DIRECTIONS = Tally the lines in the listing below that include "this". Answer with the count and nothing more.

PROVIDED DATA =

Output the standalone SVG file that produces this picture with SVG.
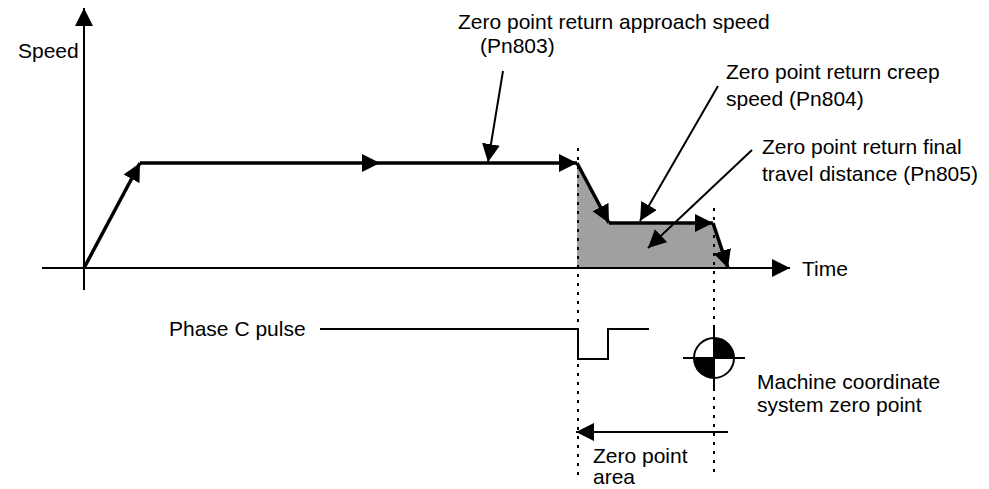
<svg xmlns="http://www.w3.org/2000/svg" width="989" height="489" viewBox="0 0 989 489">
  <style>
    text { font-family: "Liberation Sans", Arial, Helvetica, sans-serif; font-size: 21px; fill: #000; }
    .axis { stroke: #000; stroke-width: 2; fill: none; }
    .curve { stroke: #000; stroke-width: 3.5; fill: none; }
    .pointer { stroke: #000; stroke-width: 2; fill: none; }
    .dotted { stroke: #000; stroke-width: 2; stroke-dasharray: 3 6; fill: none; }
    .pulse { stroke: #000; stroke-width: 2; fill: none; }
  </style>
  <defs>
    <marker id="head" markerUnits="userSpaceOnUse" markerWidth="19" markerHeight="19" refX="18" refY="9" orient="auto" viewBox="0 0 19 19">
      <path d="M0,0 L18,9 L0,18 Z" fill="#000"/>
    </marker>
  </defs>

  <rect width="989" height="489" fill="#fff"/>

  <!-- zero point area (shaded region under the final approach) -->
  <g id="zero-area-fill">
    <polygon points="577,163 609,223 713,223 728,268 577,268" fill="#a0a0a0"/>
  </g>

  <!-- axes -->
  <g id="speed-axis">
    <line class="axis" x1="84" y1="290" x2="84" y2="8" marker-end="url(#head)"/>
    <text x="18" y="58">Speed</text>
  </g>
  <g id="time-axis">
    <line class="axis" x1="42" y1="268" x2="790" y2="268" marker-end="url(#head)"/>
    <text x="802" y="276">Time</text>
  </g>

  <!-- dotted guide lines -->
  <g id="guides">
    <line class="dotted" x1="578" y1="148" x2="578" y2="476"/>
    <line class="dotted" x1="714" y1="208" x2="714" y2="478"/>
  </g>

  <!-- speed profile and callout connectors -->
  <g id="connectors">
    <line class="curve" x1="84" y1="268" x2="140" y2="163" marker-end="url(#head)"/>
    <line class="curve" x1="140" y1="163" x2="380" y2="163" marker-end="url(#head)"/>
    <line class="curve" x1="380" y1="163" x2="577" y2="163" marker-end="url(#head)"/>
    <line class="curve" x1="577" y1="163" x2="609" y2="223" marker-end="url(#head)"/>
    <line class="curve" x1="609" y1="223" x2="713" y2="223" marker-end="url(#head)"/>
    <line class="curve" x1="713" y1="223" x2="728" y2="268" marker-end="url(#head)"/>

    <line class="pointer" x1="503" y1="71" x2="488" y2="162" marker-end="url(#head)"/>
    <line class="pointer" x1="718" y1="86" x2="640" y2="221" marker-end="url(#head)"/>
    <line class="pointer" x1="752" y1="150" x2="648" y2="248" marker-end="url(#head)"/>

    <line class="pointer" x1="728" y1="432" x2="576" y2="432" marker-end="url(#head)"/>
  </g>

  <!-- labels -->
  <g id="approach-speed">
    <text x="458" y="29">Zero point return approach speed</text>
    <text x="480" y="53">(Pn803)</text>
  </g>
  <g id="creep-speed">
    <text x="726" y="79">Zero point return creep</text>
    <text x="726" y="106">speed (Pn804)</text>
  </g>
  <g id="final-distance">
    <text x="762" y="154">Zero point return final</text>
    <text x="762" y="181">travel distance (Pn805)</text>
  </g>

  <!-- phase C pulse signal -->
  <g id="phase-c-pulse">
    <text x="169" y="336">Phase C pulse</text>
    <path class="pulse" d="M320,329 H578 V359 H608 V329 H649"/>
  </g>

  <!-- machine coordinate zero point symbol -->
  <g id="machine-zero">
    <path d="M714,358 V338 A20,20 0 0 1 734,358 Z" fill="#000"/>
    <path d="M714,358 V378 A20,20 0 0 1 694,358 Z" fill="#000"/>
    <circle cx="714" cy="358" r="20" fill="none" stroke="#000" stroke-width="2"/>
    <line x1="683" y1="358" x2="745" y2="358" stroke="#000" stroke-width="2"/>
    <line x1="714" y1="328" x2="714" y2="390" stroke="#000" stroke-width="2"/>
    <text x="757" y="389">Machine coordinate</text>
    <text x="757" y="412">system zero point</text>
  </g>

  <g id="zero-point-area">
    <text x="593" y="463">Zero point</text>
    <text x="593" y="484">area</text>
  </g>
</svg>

* * *

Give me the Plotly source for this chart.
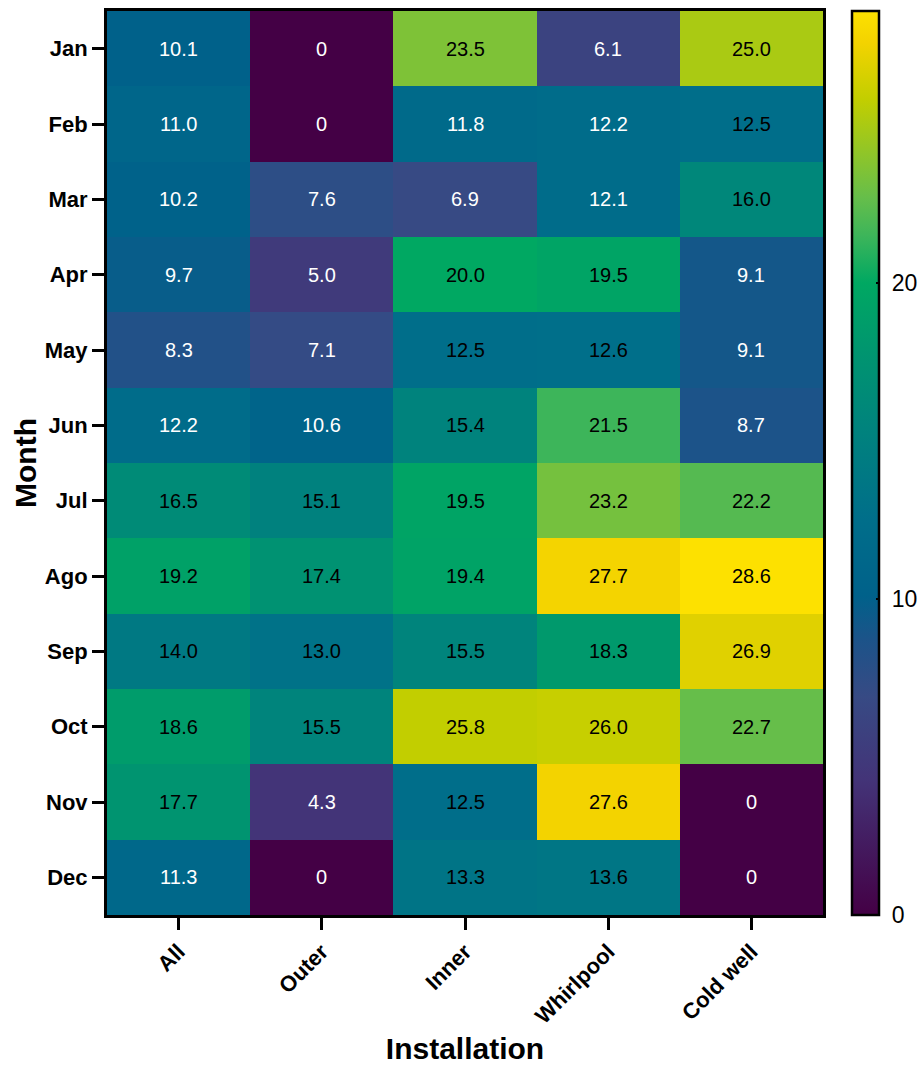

FINISHED TASK = 2